- [INFORMATION PROVIDED]:
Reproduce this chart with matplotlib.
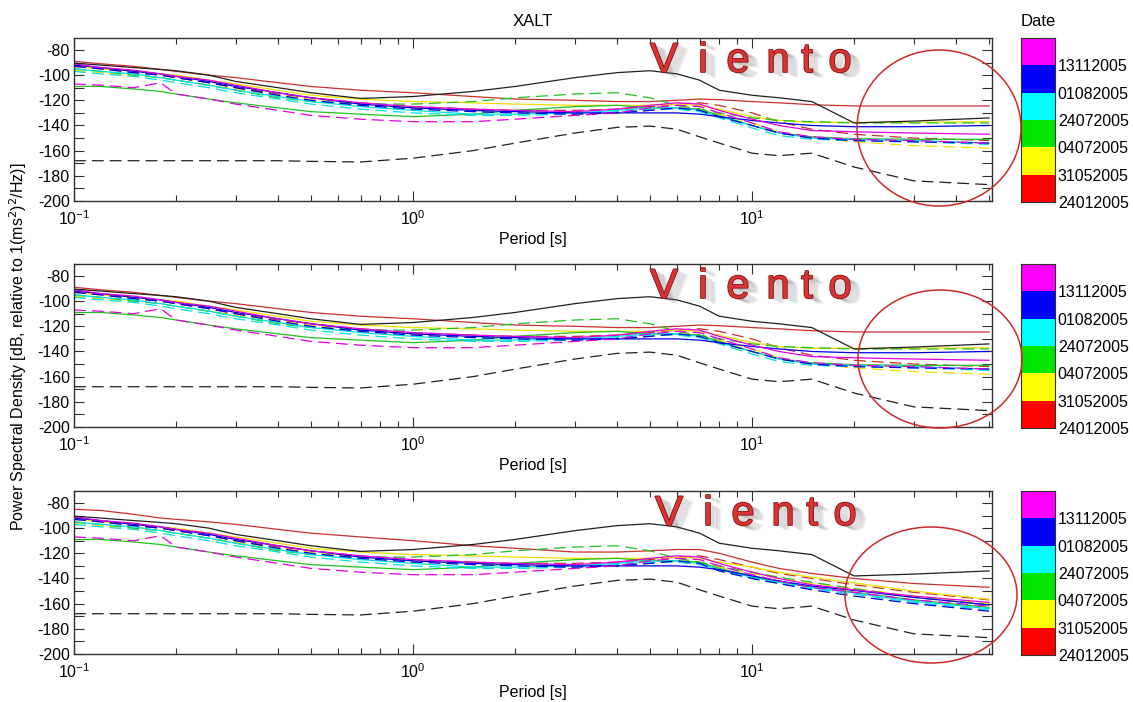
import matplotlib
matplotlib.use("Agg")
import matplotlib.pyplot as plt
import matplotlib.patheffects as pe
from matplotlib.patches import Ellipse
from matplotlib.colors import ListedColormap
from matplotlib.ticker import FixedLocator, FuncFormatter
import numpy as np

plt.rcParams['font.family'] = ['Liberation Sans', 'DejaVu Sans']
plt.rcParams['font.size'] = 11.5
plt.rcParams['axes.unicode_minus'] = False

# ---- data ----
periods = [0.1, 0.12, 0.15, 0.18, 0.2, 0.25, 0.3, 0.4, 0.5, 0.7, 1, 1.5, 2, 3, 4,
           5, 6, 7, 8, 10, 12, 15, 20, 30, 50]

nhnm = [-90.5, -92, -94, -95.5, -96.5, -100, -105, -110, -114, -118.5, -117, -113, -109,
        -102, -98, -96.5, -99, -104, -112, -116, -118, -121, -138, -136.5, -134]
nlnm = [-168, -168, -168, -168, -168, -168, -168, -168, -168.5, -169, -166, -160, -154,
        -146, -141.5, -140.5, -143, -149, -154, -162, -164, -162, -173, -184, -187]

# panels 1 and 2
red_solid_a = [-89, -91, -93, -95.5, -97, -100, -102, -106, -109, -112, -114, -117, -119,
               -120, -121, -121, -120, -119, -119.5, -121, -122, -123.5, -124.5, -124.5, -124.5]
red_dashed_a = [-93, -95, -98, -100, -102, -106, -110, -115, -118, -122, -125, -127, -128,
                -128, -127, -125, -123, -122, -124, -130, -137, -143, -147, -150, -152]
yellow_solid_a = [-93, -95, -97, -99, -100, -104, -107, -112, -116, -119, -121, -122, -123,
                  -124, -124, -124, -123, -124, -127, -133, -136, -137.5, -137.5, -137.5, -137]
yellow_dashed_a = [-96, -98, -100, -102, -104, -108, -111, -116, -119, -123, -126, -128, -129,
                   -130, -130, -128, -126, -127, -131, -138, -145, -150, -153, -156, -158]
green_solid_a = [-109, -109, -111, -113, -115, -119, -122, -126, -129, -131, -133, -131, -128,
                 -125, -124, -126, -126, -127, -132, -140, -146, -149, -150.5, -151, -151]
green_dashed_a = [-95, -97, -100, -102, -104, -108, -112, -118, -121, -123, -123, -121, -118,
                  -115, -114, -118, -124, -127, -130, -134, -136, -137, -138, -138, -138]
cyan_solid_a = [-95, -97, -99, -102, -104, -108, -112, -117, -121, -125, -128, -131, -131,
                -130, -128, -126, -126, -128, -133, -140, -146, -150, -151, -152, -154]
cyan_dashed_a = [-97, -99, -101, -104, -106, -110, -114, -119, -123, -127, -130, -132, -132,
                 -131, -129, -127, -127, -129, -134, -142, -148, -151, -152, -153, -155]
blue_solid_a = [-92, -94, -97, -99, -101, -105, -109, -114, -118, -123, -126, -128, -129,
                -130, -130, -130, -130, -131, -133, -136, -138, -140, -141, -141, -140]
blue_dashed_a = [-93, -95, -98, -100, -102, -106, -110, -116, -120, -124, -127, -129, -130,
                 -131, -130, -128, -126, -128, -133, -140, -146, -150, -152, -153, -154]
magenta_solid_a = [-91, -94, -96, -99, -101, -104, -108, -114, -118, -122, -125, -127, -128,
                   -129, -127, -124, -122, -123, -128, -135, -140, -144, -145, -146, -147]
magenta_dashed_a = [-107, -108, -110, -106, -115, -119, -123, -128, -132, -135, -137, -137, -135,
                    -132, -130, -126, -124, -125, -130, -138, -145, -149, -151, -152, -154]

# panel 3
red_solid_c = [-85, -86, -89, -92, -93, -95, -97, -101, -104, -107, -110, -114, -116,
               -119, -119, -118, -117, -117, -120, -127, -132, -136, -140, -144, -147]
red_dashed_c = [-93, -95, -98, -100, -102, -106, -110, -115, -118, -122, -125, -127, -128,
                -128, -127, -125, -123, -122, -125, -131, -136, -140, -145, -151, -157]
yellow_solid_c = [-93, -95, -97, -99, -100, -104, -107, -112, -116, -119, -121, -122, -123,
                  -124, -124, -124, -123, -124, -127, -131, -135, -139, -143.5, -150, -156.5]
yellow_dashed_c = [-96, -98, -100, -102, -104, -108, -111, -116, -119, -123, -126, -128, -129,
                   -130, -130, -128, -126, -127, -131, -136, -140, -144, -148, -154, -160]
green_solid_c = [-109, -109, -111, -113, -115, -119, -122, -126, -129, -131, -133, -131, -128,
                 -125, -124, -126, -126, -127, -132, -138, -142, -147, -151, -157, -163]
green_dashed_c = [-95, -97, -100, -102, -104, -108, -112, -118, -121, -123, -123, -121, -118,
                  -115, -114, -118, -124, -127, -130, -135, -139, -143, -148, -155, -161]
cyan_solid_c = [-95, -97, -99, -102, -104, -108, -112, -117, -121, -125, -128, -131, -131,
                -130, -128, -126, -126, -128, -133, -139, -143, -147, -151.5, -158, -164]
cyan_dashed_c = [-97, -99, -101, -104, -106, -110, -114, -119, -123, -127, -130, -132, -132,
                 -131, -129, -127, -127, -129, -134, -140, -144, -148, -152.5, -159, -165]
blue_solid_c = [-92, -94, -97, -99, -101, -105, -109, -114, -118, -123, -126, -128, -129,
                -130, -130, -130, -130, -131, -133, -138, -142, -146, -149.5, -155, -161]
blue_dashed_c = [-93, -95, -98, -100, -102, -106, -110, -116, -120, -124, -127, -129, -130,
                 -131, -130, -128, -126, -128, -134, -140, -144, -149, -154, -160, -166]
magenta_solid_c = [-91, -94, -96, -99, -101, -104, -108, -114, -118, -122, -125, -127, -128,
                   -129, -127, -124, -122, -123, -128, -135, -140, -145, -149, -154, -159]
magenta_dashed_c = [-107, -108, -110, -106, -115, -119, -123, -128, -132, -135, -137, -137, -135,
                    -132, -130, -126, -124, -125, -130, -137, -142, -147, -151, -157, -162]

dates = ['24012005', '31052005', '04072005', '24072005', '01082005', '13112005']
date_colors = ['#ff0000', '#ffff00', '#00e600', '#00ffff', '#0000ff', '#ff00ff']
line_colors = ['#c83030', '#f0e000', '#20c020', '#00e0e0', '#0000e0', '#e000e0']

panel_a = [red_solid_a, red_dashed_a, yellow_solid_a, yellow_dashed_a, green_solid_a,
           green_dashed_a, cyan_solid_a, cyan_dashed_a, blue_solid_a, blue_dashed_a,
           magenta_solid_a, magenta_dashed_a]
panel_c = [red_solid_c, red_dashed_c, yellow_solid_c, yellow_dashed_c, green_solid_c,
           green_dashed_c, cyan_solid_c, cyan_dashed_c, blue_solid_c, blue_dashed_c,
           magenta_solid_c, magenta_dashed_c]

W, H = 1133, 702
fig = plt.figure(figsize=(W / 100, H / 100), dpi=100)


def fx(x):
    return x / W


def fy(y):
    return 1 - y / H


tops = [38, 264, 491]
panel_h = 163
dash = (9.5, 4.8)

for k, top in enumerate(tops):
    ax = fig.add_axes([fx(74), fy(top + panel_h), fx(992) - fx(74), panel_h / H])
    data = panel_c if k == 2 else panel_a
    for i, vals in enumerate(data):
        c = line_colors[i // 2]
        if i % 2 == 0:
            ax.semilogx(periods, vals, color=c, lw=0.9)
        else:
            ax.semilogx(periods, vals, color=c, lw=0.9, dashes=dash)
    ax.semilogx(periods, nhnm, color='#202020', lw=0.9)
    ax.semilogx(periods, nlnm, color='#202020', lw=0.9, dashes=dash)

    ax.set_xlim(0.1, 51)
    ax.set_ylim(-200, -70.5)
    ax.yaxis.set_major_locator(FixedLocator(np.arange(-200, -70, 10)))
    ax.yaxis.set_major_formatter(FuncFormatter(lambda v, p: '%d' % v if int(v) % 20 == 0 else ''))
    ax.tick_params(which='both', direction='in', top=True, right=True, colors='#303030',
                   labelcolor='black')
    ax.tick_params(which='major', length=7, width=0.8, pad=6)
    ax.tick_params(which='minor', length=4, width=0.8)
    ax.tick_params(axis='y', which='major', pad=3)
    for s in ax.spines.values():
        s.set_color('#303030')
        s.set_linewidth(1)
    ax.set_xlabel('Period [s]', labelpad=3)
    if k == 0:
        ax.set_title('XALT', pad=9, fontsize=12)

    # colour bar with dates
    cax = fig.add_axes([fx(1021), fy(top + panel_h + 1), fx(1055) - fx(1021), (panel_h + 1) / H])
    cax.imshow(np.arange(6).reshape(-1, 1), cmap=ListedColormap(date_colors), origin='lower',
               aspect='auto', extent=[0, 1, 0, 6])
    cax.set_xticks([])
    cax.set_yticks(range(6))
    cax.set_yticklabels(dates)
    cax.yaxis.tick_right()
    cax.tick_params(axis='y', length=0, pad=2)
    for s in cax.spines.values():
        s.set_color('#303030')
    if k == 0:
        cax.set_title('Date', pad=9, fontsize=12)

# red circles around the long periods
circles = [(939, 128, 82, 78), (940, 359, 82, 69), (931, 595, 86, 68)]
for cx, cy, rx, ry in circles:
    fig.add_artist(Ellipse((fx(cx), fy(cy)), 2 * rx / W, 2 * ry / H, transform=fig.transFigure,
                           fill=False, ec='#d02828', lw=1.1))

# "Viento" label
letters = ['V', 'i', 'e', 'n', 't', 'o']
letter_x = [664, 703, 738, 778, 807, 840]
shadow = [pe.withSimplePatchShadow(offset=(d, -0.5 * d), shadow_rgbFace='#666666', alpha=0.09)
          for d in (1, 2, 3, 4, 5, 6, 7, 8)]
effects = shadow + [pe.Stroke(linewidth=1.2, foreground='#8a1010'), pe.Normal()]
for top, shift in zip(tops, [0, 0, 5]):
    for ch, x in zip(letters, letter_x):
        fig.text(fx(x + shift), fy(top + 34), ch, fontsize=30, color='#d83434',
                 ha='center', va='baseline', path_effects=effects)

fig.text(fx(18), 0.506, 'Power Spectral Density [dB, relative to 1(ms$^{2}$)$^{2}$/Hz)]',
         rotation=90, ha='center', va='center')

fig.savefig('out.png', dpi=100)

- [PROBLEM]: Could the lines from the top of the material through the line with "5, 6, 7, 8, 10, 12, 15, 20, 30, 50]" be repeated exactly, pictures left out?

- [RIGHT ANSWER]:
Reproduce this chart with matplotlib.
import matplotlib
matplotlib.use("Agg")
import matplotlib.pyplot as plt
import matplotlib.patheffects as pe
from matplotlib.patches import Ellipse
from matplotlib.colors import ListedColormap
from matplotlib.ticker import FixedLocator, FuncFormatter
import numpy as np

plt.rcParams['font.family'] = ['Liberation Sans', 'DejaVu Sans']
plt.rcParams['font.size'] = 11.5
plt.rcParams['axes.unicode_minus'] = False

# ---- data ----
periods = [0.1, 0.12, 0.15, 0.18, 0.2, 0.25, 0.3, 0.4, 0.5, 0.7, 1, 1.5, 2, 3, 4,
           5, 6, 7, 8, 10, 12, 15, 20, 30, 50]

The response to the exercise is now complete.